**Directions for this task**
Print exactly the lines that run from the line containing "Give me the TikZ source for this diagram." to the line containing "minimum width=300, minimum", both included, and nothing else; pictures stay out.

**Dataset**
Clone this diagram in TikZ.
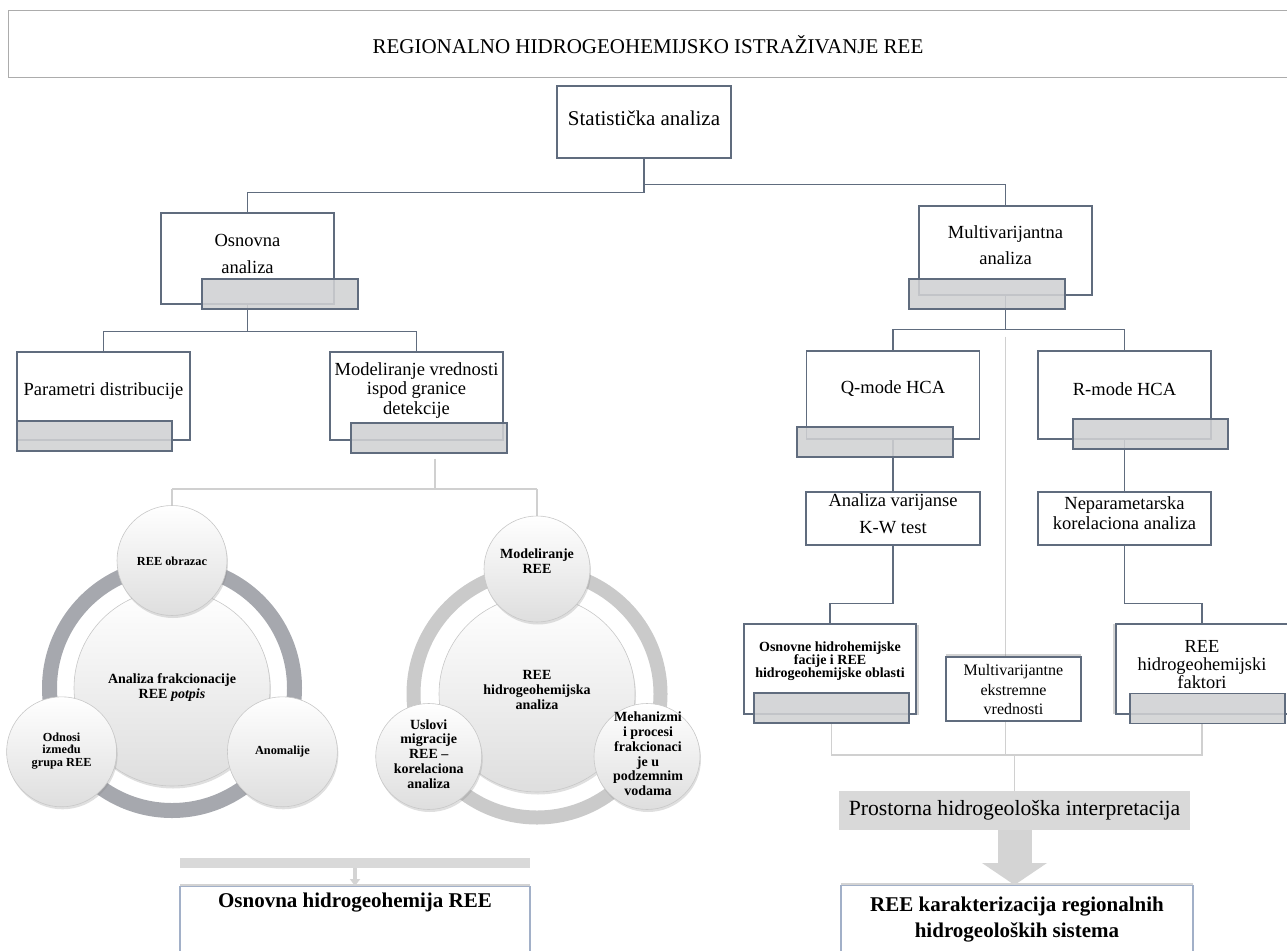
\documentclass[tikz,border=0pt]{standalone}
\usepackage{fontspec}
\setmainfont{Liberation Serif}
\usetikzlibrary{arrows.meta,shadows,backgrounds,calc}

\definecolor{boxline}{RGB}{96,108,126}
\definecolor{tabfill}{RGB}{208,209,211}
\definecolor{faintline}{RGB}{208,208,208}
\definecolor{ringdark}{RGB}{166,168,174}
\definecolor{ringlight}{RGB}{202,202,202}
\definecolor{bubbleline}{RGB}{200,200,200}
\definecolor{bubblebot}{RGB}{222,222,222}
\definecolor{prosfill}{RGB}{217,217,217}
\definecolor{arrowfill}{RGB}{212,212,212}
\definecolor{outline}{RGB}{162,176,200}
\definecolor{titleline}{RGB}{172,172,172}

\newcommand\myfs[2]{\fontsize{#1}{#2}\selectfont}

\tikzset{
  frame/.style={draw=boxline, line width=1.4pt, fill=white, inner sep=0pt},
  tabbox/.style={draw=boxline, line width=1.4pt, fill=tabfill, fill opacity=0.88,
    inner sep=0pt, minimum width=156pt, minimum height=30pt},
  txt/.style={align=center, inner sep=0pt, text=black},
  conn/.style={draw=boxline, line width=1.4pt},
  faint/.style={draw=faintline, line width=1.3pt},
  bubble/.style={circle, draw=bubbleline, line width=0.6pt, top color=white,
    bottom color=bubblebot, inner sep=0pt,
    drop shadow={opacity=0.25, shadow xshift=1pt, shadow yshift=-2.5pt}},
  ring/.style={circle, inner sep=0pt, fill=none},
  result/.style={draw=outline, line width=1.2pt, fill=white, inner sep=0pt,
    drop shadow={opacity=0.35, shadow xshift=0pt, shadow yshift=3pt}},
}

\begin{document}
\begin{tikzpicture}[x=1pt, y=-1pt]
\useasboundingbox (0,0) rectangle (1287,950);
\clip (0,0) rectangle (1287,950);

% ---------- heading ----------
\node[draw=titleline, line width=1.2pt, fill=white, minimum width=1300pt,
      minimum height=67pt, anchor=north west, inner sep=0pt] (title) at (8,10) {};
\node[txt, font=\myfs{21}{26}] (titleT) at (648,45)
  {REGIONALNO HIDROGEOHEMIJSKO ISTRAŽIVANJE REE};

% ---------- tree of analyses ----------
\node[frame, minimum width=174pt, minimum height=72pt] (stat) at (644,122) {};
\node[txt, font=\myfs{21}{26}] (statT) at (644,118) {Statistička analiza};

\node[frame, minimum width=173pt, minimum height=91pt] (osn) at (247.5,258.5) {};
\node[txt, font=\myfs{18.5}{27}] (osnT) at (247.5,253.5) {Osnovna\\analiza};
\node[tabbox] (osnTab) at (280,294) {};

\node[frame, minimum width=173pt, minimum height=89pt] (multi) at (1005.5,250.5) {};
\node[txt, font=\myfs{18.5}{26}] (multiT) at (1005.5,245) {Multivarijantna\\analiza};
\node[tabbox] (multiTab) at (987,294) {};

\node[frame, minimum width=173pt, minimum height=88pt] (par) at (103.5,396) {};
\node[txt, font=\myfs{18.5}{22}] (parT) at (103.5,391) {Parametri distribucije};
\node[tabbox, minimum width=155pt] (parTab) at (94.5,436) {};

\node[frame, minimum width=173pt, minimum height=88pt] (mod) at (416.5,396) {};
\node[txt, font=\myfs{18.5}{19.5}] (modT) at (416.5,390.5)
  {Modeliranje vrednosti\\ispod granice\\detekcije};
\node[tabbox] (modTab) at (429,438) {};

\node[frame, minimum width=173pt, minimum height=88pt] (q) at (893,395) {};
\node[txt, font=\myfs{18.5}{22}] (qT) at (893,389) {Q-mode HCA};
\node[tabbox] (qTab) at (875,442) {};

\node[frame, minimum width=173pt, minimum height=88pt] (r) at (1124.5,395) {};
\node[txt, font=\myfs{18.5}{22}] (rT) at (1124.5,389) {R-mode HCA};
\node[tabbox, minimum width=155pt] (rTab) at (1150.5,434) {};

\node[frame, minimum width=174pt, minimum height=53pt] (av) at (893,518.5) {};
\node[txt, font=\myfs{18.5}{27}] (avT) at (893,513.5) {Analiza varijanse\\K-W test};

\node[frame, minimum width=173pt, minimum height=53pt] (np) at (1124.5,518.5) {};
\node[txt, font=\myfs{18.5}{20}] (npT) at (1124.5,513)
  {Neparametarska\\korelaciona analiza};

\node[frame, minimum width=172pt, minimum height=90pt,
      drop shadow={opacity=0.35, shadow xshift=2.5pt, shadow yshift=-1pt}] (osnf) at (830,669) {};
\node[txt, font=\bfseries\myfs{14}{13}] (osnfT) at (830,661)
  {Osnovne hidrohemijske\\facije i REE\\hidrogeohemijske oblasti};
\node[tabbox, minimum width=155pt] (osnfTab) at (831.5,708) {};

\node[frame, minimum width=135pt, minimum height=64pt,
      drop shadow={opacity=0.35, shadow xshift=0pt, shadow yshift=3pt}] (mev) at (1013.5,689) {};
\node[txt, font=\myfs{16}{19.5}] (mevT) at (1013.5,690)
  {Multivarijantne\\ekstremne\\vrednosti};

\node[frame, minimum width=172pt, minimum height=90pt,
      drop shadow={opacity=0.35, shadow xshift=-3pt, shadow yshift=0pt}] (fak) at (1202,669) {};
\node[txt, font=\myfs{18.4}{18}] (fakT) at (1202,665)
  {REE\\hidrogeohemijski\\faktori};
\node[tabbox, minimum width=155pt] (fakTab) at (1207.5,708.5) {};

% ---------- synthesis boxes ----------
\node[fill=prosfill, minimum width=351pt, minimum height=39pt, inner sep=0pt] (pros) at (1014.5,810.5) {};
\node[txt, font=\myfs{21.7}{26}] (prosT) at (1014.5,810)
  {Prostorna hidrogeološka interpretacija};

\node[result, minimum width=352pt, minimum height=80pt, anchor=north] (rkar) at (1017,885) {};
\node[txt, font=\bfseries\myfs{21}{26}] (rkarT) at (1017,920)
  {REE karakterizacija regionalnih\\hidrogeoloških sistema};

\node[fill=prosfill, minimum width=350pt, minimum height=10pt, inner sep=0pt] (bar) at (355,863) {};
\node[result, minimum width=350pt, minimum height=80pt, anchor=north] (obox) at (355,886) {};
\node[txt, font=\bfseries\myfs{21}{26}] (oboxT) at (355,903) {Osnovna hidrogeohemija REE};

% ---------- cycle: fractionation ----------
\node[ring, draw=ringdark, line width=15pt, minimum size=245pt] (ringL) at (172,688) {};
\node[bubble, minimum size=196pt] (lc) at (172,688) {};
\node[txt, font=\bfseries\myfs{14}{15}] (lcT) at (172,688)
  {Analiza frakcionacije\\REE \textit{potpis}};
\node[bubble, minimum size=110pt] (ltop) at (172,560.5) {};
\node[txt, font=\bfseries\myfs{12.3}{13}] (ltopT) at (172,561) {REE obrazac};
\node[bubble, minimum size=110pt] (lbl) at (61.6,751.8) {};
\node[txt, font=\bfseries\myfs{12.3}{12.8}] (lblT) at (61.6,751)
  {Odnosi\\između\\grupa REE};
\node[bubble, minimum size=110pt] (lbr) at (282.4,751.8) {};
\node[txt, font=\bfseries\myfs{12.3}{13}] (lbrT) at (282.4,752) {Anomalije};

% ---------- cycle: hydrogeochemistry ----------
\node[ring, draw=ringlight, line width=14pt, minimum size=247pt] (ringR) at (537,694) {};
\node[bubble, minimum size=196pt] (rc) at (537,694) {};
\node[txt, font=\bfseries\myfs{14}{15}] (rcT) at (537,690)
  {REE\\hidrogeohemijska\\analiza};
\node[bubble, minimum size=106pt] (rtop) at (537,569) {};
\node[txt, font=\bfseries\myfs{14}{15}] (rtopT) at (537,561) {Modeliranje\\REE};
\node[bubble, minimum size=106pt] (rbl) at (428.7,756.5) {};
\node[txt, font=\bfseries\myfs{14}{14.8}] (rblT) at (428.7,754)
  {Uslovi\\migracije\\REE –\\korelaciona\\analiza};
\node[bubble, minimum size=106pt] (rbr) at (647,756.5) {};
\node[txt, font=\bfseries\myfs{14}{14.8}] (rbrT) at (648,754)
  {Mehanizmi\\i procesi\\frakcionaci\\je u\\podzemnim\\vodama};

% ---------- connectors ----------
\coordinate (lj) at (435,489);
\coordinate (rj) at (1011,755);
\begin{scope}[on background layer]
  \draw[conn] (stat.south) -- ++(0,26) -| (multi.north);
  \draw[conn] (stat.south) -- ++(0,34) -| (osn.north);
  \draw[conn] (osn.south) -- ++(0,27) -| (par.north);
  \draw[conn] (osn.south) -- ++(0,27) -| (mod.north);
  \draw[conn] (multi.south) -- ++(0,34) -| (q.north);
  \draw[conn] (multi.south) -- ++(0,34) -| (r.north);
  \draw[conn] (q.south) -- (av.north);
  \draw[conn] (r.south) -- (np.north);
  \draw[conn] (av.south) -- ++(0,58) -| (osnf.north);
  \draw[conn] (np.south) -- ++(0,58) -| (fak.north);

  \draw[faint] ([xshift=6pt,yshift=-5pt]modTab.south) -- (lj);
  \draw[faint] (ltop.north |- lj) -- (rtop.north |- lj);
  \draw[faint] (ltop.north |- lj) -- (ltop.north);
  \draw[faint] (rtop.north |- lj) -- (rtop.north);

  \draw[faint] ([yshift=-41pt]multi.south) -- (multi.south |- rj);
  \draw[faint] (osnfTab.south) |- (rj) -| (fak.south |- fakTab.south);
  \draw[faint] (pros.north |- rj) -- (pros.north);
\end{scope}

% arrows into the synthesis boxes
\draw[draw=arrowfill, line width=34pt,
      -{Triangle[width=64pt, length=22pt]}] (pros.south) -- (pros.south |- rkar.north);
\draw[draw=arrowfill, line width=4pt,
      -{Triangle[width=10pt, length=7pt]}] (bar.south) -- (obox.north);
\end{tikzpicture}
\end{document}
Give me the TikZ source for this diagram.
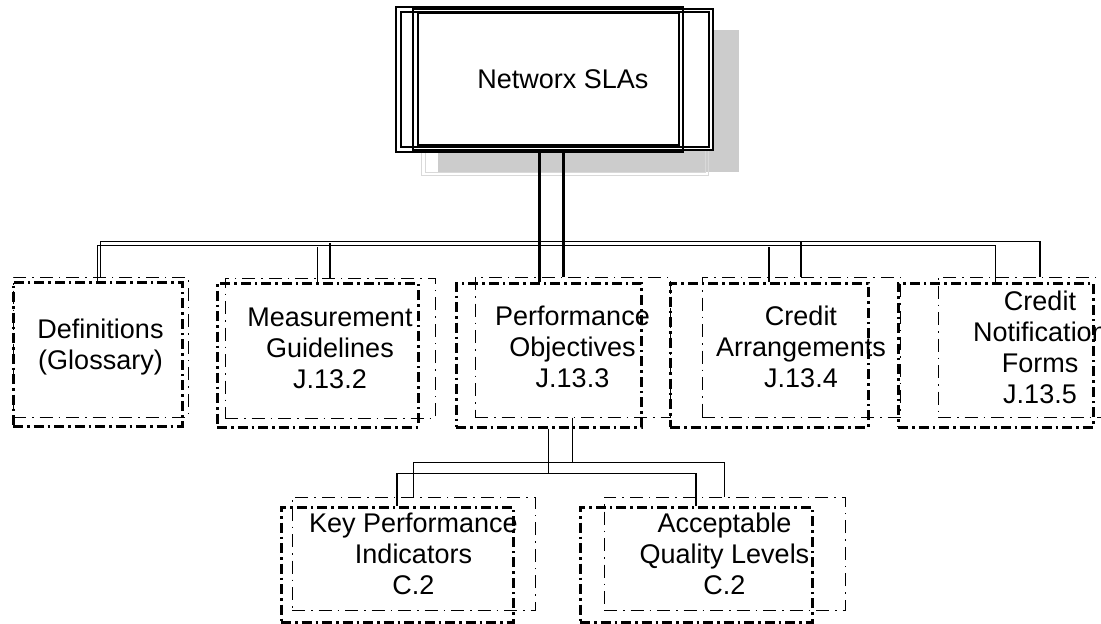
\documentclass[tikz,border=0pt]{standalone}
\usepackage{fontspec}
\setsansfont{Liberation Sans}
\usetikzlibrary{positioning}
\tikzset{
  basic/.style  = {rectangle, inner sep=0pt, font=\sffamily\fontsize{27}{31}\selectfont},
  root/.style   = {basic, draw, line width=1.4pt, align=center},
  rootline/.style = {basic, draw, line width=1.2pt},
  topic/.style  = {basic, draw, line width=1pt, align=center,
                   dash pattern=on 13pt off 6pt on 1.5pt off 6pt},
  border/.style = {basic, draw, line width=3pt,
                   dash pattern=on 10pt off 4pt on 2.5pt off 4pt},
  link/.style   = {line width=1.3pt},
  trunk/.style  = {line width=3pt}
}

\begin{document}
\begin{tikzpicture}[x=1pt,y=-1pt]
\useasboundingbox (0,0) rectangle (1101,624);

% shadow and grey copies behind the root, then its white face
\fill[black!20] (438,30) rectangle (739,172);
\draw[black!15, line width=1pt] (421,20) rectangle (708,175);
\draw[black!15, line width=1pt] (425,25) rectangle (705,172);
\fill[white] (396,7) rectangle (683,152);
\fill[white] (413,9) rectangle (713,150);

\node[rootline, minimum width=287, minimum height=145] (rootf) at (539.5,79.5) {};
\node[rootline, minimum width=308, minimum height=135] (root2) at (555,79.5) {};
\node[rootline, minimum width=261, minimum height=132] (root3) at (548.5,79) {};
\node[root, minimum width=300, minimum height=141] (root) at (563,79.5) {Networx SLAs};

\node[border, minimum width=169, minimum height=144] (f1) at (97.5,354) {};
\node[border, minimum width=201, minimum height=144] (f2) at (317.5,355) {};
\node[border, minimum width=185, minimum height=144] (f3) at (548.5,355) {};
\node[border, minimum width=198, minimum height=144] (f4) at (769,355) {};
\node[border, minimum width=195, minimum height=144] (f5) at (995.5,355) {};
\node[border, minimum width=232, minimum height=115] (f31) at (397,564.5) {};
\node[border, minimum width=232, minimum height=115] (f32) at (696,564.5) {};

\node[topic, minimum width=175, minimum height=140] (c1) at (100.5,347) {Definitions\\(Glossary)};
\node[topic, minimum width=210, minimum height=140] (c2) at (330,348) {Measurement\\Guidelines\\J.13.2};
\node[topic, minimum width=195, minimum height=140] (c3) at (572.5,347) {Performance\\Objectives\\J.13.3};
\node[topic, minimum width=198, minimum height=140] (c4) at (801,347) {Credit\\Arrangements\\J.13.4};
\node[topic, minimum width=204, minimum height=140] (c5) at (1040,347) {Credit\\Notification\\Forms\\J.13.5};
\node[topic, minimum width=243, minimum height=113] (c31) at (413.5,553.5) {Key Performance\\Indicators\\C.2};
\node[topic, minimum width=241, minimum height=113] (c32) at (724.5,553.5) {Acceptable\\Quality Levels\\C.2};

\draw[trunk] (root.south) -- (root.south |- c3.north);
\draw[trunk] (rootf.south) -- (rootf.south |- f3.north);

\draw[link] (c1.north) -- ++(0,-35) -| (c5.north);
\foreach \value in {2,4}
  \draw[link] (c\value.north) -- ++(0,-35);
\draw[link] (f1.north) -- ++(0,-35) -| (f5.north);
\foreach \value in {2,4}
  \draw[link] (f\value.north) -- ++(0,-35);

\draw[link] (c3.south) -- ++(0,45) coordinate (c3b) -| (c31.north);
\draw[link] (c3b) -| (c32.north);
\draw[link] (f3.south) -- ++(0,45) coordinate (f3b) -| (f31.north);
\draw[link] (f3b) -| (f32.north);

\end{tikzpicture}
\end{document}
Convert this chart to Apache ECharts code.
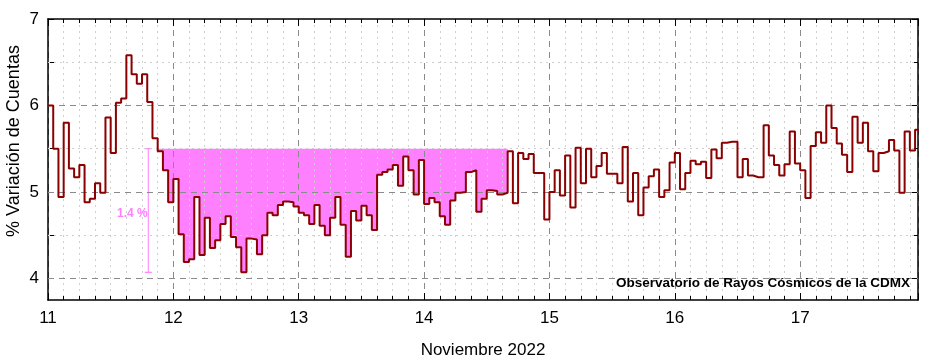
<!DOCTYPE html>
<html><head><meta charset="utf-8">
<script src="https://cdn.jsdelivr.net/npm/echarts@6/dist/echarts.min.js"></script>
<style>html,body{margin:0;padding:0;background:#fff}#c{width:931px;height:359px}</style>
</head><body><div id="c"></div>
<script>
// ---- data (hourly % variation, November 2022) ----
const START_DAY = 11;
const HOURS_PER_DAY = 24;
const X_MIN = 11, X_MAX = 17.94;
const Y_MIN = 3.75, Y_MAX = 7;
const xTickValues = [11, 12, 13, 14, 15, 16, 17];
const yLabelValues = [4, 5, 6, 7];
const yTickValues = [4, 4.5, 5, 5.5, 6, 6.5, 7];
const yGridMajor = [4, 5, 6];
const yGridMinor = [4.5, 5.5, 6.5];

const day11 = [6.00,5.50,4.94,5.80,5.27,5.17,5.31,4.88,4.92,5.10,4.99,5.86,5.45,6.03,6.08,6.58,6.36,6.25,6.36,6.04,5.62,5.47,5.25,4.88];
const day12 = [5.15,4.51,4.19,4.22,4.94,4.27,4.70,4.35,4.44,4.63,4.72,4.48,4.36,4.07,4.46,4.45,4.28,4.50,4.76,4.73,4.85,4.89,4.88,4.83];
const day13 = [4.76,4.73,4.63,4.85,4.61,4.50,4.70,4.94,4.62,4.25,4.78,4.67,4.84,4.73,4.56,5.20,5.23,5.26,5.31,5.07,5.41,5.25,4.97,5.37];
const day14 = [4.86,4.93,4.88,4.72,4.62,4.90,4.99,5.00,5.23,5.25,4.77,4.92,5.02,5.01,4.97,4.99,5.47,4.87,5.45,5.38,5.44,5.22,5.22,4.68];
const day15 = [5.00,5.25,4.96,5.42,4.82,5.51,5.10,5.50,5.17,5.30,5.45,5.21,5.21,5.10,5.52,4.89,5.22,4.73,5.05,5.18,5.26,4.94,5.02,5.34];
const day16 = [5.45,5.03,5.22,5.36,5.32,5.35,5.16,5.49,5.39,5.57,5.58,5.58,5.17,5.38,5.19,5.17,5.17,5.77,5.42,5.31,5.19,5.32,5.70,5.33];
const day17 = [5.25,4.93,5.53,5.69,5.57,6.00,5.74,5.56,5.43,5.23,5.87,5.57,5.80,5.47,5.24,5.45,5.47,5.60,5.48,4.99,5.70,5.48,5.72,5.48];

// decrease highlight
const refLevel = 5.5;
const fillStart = 11 + 21 / 24;
const fillEnd = 14 + 16 / 24;
const dropX = 11.8, dropTop = 5.5, dropBottom = 4.07;
const dropText = '1.4 %';

const titleY = '% Variación de Cuentas';
const titleX = 'Noviembre 2022';
const credit = 'Observatorio de Rayos Cósmicos de la CDMX';

// ---- build series data ----
const values = [].concat(day11, day12, day13, day14, day15, day16, day17);
const stepData = values.map((v, i) => [START_DAY + i / HOURS_PER_DAY, v]);
stepData.push([START_DAY + values.length / HOURS_PER_DAY, values[values.length - 1]]);

const eps = 1e-9;
const fillData = stepData.filter(p => p[0] >= fillStart - eps && p[0] < fillEnd - eps).map(p => [p[0], p[1]]);
fillData.push([fillEnd, fillData[fillData.length - 1][1]]);

const gridMarks = [];
yGridMajor.forEach(v => gridMarks.push({ yAxis: v, lineStyle: { type: [6, 5], color: '#8a8a8a', width: 1 } }));
yGridMinor.forEach(v => gridMarks.push({ yAxis: v, lineStyle: { type: [2, 4], color: '#cfcfcf', width: 1 } }));

const FONT = 'Liberation Sans, Arial, sans-serif';
const chart = echarts.init(document.getElementById('c'), null, { renderer: 'canvas' });
chart.setOption({
  animation: false,
  backgroundColor: '#fff',
  grid: { left: 48, right: 13, top: 19, bottom: 59, containLabel: false, outerBoundsMode: 'none' },
  xAxis: [{
    type: 'value', min: X_MIN, max: X_MAX, interval: 1, z: 3,
    axisLine: { show: true, onZero: false, lineStyle: { color: '#000', width: 1.5 } },
    axisTick: { show: true, inside: true, length: 7, lineStyle: { color: '#000' } },
    minorTick: { show: true, splitNumber: 8, length: 4, lineStyle: { color: '#000' } },
    axisLabel: { show: true, color: '#000', fontSize: 17, fontFamily: FONT, margin: 10,
      formatter: v => xTickValues.indexOf(Math.round(v)) >= 0 && Math.abs(v - Math.round(v)) < 1e-6 ? String(Math.round(v)) : '' },
    splitLine: { show: true, lineStyle: { type: [6, 5], color: '#8a8a8a', width: 1 } },
    minorSplitLine: { show: true, lineStyle: { type: [2, 4], color: '#cfcfcf', width: 1 } },
    name: titleX, nameLocation: 'middle', nameGap: 42,
    nameTextStyle: { fontSize: 17, fontFamily: FONT, color: '#000' }
  }, {
    type: 'value', position: 'top', min: X_MIN, max: X_MAX, interval: 1, z: 3,
    axisLine: { show: true, onZero: false, lineStyle: { color: '#000', width: 1.5 } },
    axisTick: { show: true, inside: true, length: 7, lineStyle: { color: '#000' } },
    minorTick: { show: true, splitNumber: 8, length: 4, lineStyle: { color: '#000' } },
    axisLabel: { show: false }, splitLine: { show: false }
  }],
  yAxis: [{
    type: 'value', min: Y_MIN, max: Y_MAX, z: 3,
    axisLine: { show: true, onZero: false, lineStyle: { color: '#000', width: 1.5 } },
    axisTick: { show: true, inside: true, length: 6, customValues: yTickValues, lineStyle: { color: '#000' } },
    axisLabel: { show: true, customValues: yLabelValues, color: '#000', fontSize: 17, fontFamily: FONT, margin: 9 },
    splitLine: { show: false }
  }, {
    type: 'value', position: 'right', min: Y_MIN, max: Y_MAX, z: 3,
    axisLine: { show: true, onZero: false, lineStyle: { color: '#000', width: 1.5 } },
    axisTick: { show: true, inside: true, length: 6, customValues: yTickValues, lineStyle: { color: '#000' } },
    axisLabel: { show: false }, splitLine: { show: false }
  }],
  series: [
    {
      name: 'fill', type: 'line', step: 'end', data: fillData, z: 1,
      symbol: 'none', lineStyle: { width: 0, opacity: 0 },
      areaStyle: { color: '#ff80ff', opacity: 1, origin: refLevel },
      silent: true
    },
    {
      name: 'grid', type: 'line', data: [], z: 3, silent: true,
      markLine: { silent: true, symbol: 'none', label: { show: false }, animation: false, data: gridMarks }
    },
    {
      name: 'drop', type: 'line', data: [[dropX, dropTop], [dropX, dropBottom]], z: 4,
      symbol: 'rect', symbolSize: [7, 1.2], showSymbol: true,
      lineStyle: { color: '#ff80ff', width: 1 }, itemStyle: { color: '#ff80ff' }, silent: true
    },
    {
      name: 'cuentas', type: 'line', step: 'end', data: stepData, z: 5,
      symbol: 'none', lineStyle: { color: '#8b0000', width: 2 }, silent: true
    }
  ],
  graphic: [
    { type: 'text', x: 14, y: 141, rotation: Math.PI / 2, z: 10,
      style: { text: titleY, fill: '#000', font: '18px ' + FONT, align: 'center', verticalAlign: 'middle' } },
    { type: 'text', left: 117, top: 208, z: 10, style: { text: dropText, fill: '#ff80ff', font: 'bold 12px ' + FONT } },
    { type: 'text', right: 21, top: 276, z: 10, style: { text: credit, fill: '#000', font: 'bold 13.5px ' + FONT } }
  ]
});
</script>
</body></html>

**Worked solution**
Give me the TikZ source for this diagram.
\documentclass[tikz,border=0pt]{standalone}
\usepackage{fontspec}
\setsansfont{Liberation Sans}
\usetikzlibrary{positioning}
\tikzset{
  basic/.style  = {rectangle, inner sep=0pt, font=\sffamily\fontsize{27}{31}\selectfont},
  root/.style   = {basic, draw, line width=1.4pt, align=center},
  rootline/.style = {basic, draw, line width=1.2pt},
  topic/.style  = {basic, draw, line width=1pt, align=center,
                   dash pattern=on 13pt off 6pt on 1.5pt off 6pt},
  border/.style = {basic, draw, line width=3pt,
                   dash pattern=on 10pt off 4pt on 2.5pt off 4pt},
  link/.style   = {line width=1.3pt},
  trunk/.style  = {line width=3pt}
}

\begin{document}
\begin{tikzpicture}[x=1pt,y=-1pt]
\useasboundingbox (0,0) rectangle (1101,624);

% shadow and grey copies behind the root, then its white face
\fill[black!20] (438,30) rectangle (739,172);
\draw[black!15, line width=1pt] (421,20) rectangle (708,175);
\draw[black!15, line width=1pt] (425,25) rectangle (705,172);
\fill[white] (396,7) rectangle (683,152);
\fill[white] (413,9) rectangle (713,150);

\node[rootline, minimum width=287, minimum height=145] (rootf) at (539.5,79.5) {};
\node[rootline, minimum width=308, minimum height=135] (root2) at (555,79.5) {};
\node[rootline, minimum width=261, minimum height=132] (root3) at (548.5,79) {};
\node[root, minimum width=300, minimum height=141] (root) at (563,79.5) {Networx SLAs};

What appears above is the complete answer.